Histologically, glomangiosarcomas differ from benign glomus tumors in that they include sheets of uniform, round to oval cells with eosinophilic cytoplasm, many vascular spaces, and cellular pleomorphism linked to frequent mitotic figures.

Glomangiosarcomas display many of the same antigens as their benign counterparts on immunohistochemical labeling; these antigens include vimentin, smooth muscle actin, and muscle-specific actin. On the other hand, benign tumors stain more highly for actin and myosin, and malignant tumors stain more intensely for vimentin. Studies conducted in the past have also revealed changes in the expression of Bcl-2 and p53 in comparison to benign glomus tumors.
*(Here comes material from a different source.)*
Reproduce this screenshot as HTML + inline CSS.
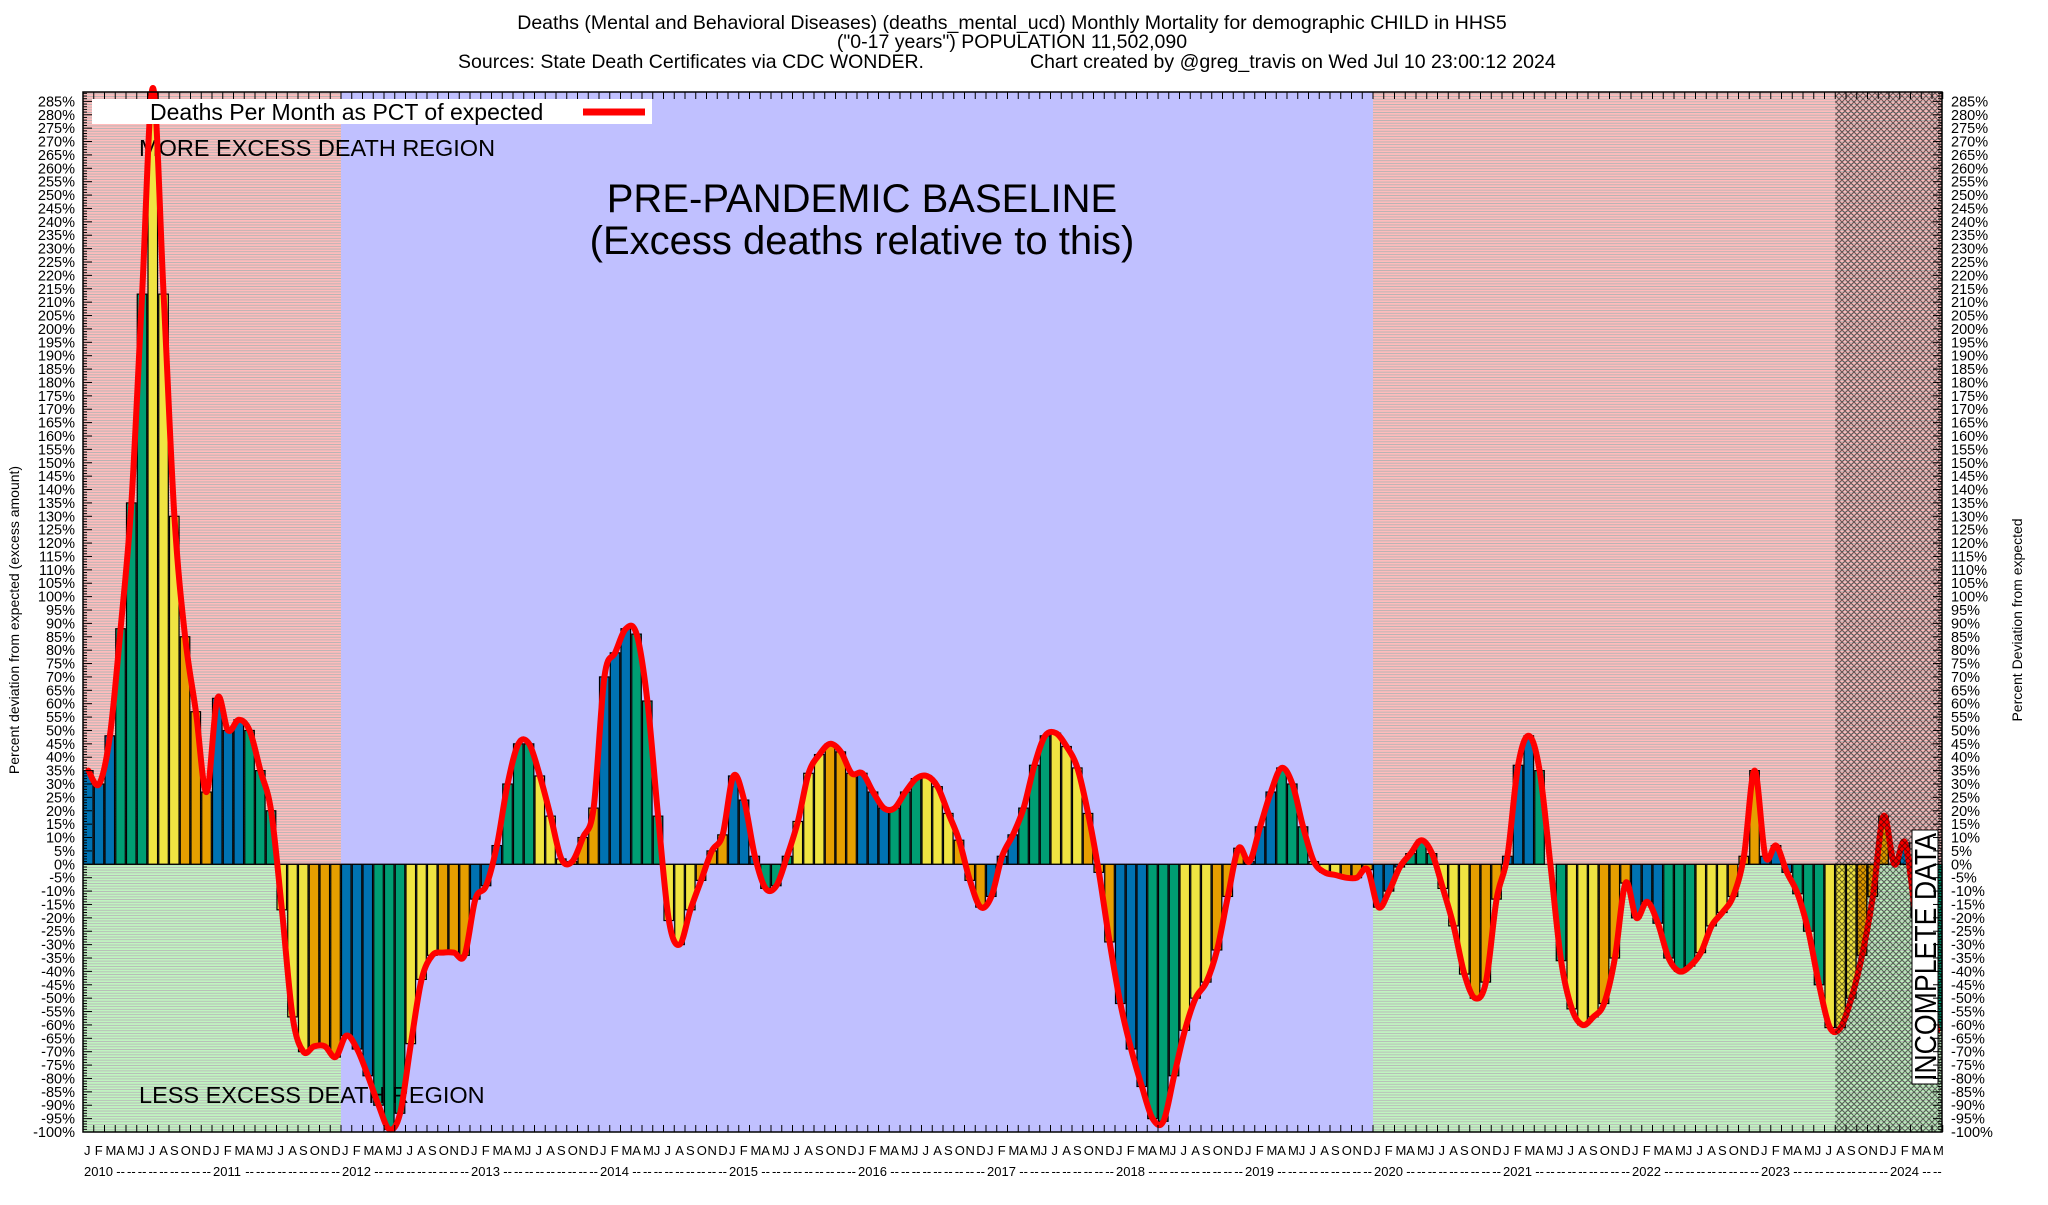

These lesions in soft tissue and skin need to be distinguished from other cutaneous round cell malignancies such hemangiopericytoma, leiomyosarcoma, melanoma, and Merkel cell carcinoma.

== Treatment ==
Although Mohs micrographic surgery has been previously described, the standard of care for malignant glomus tumors still involves wide local excision with negative surgical margins. It is not currently advised to use adjuvant chemotherapy for primary glomangiosarcoma.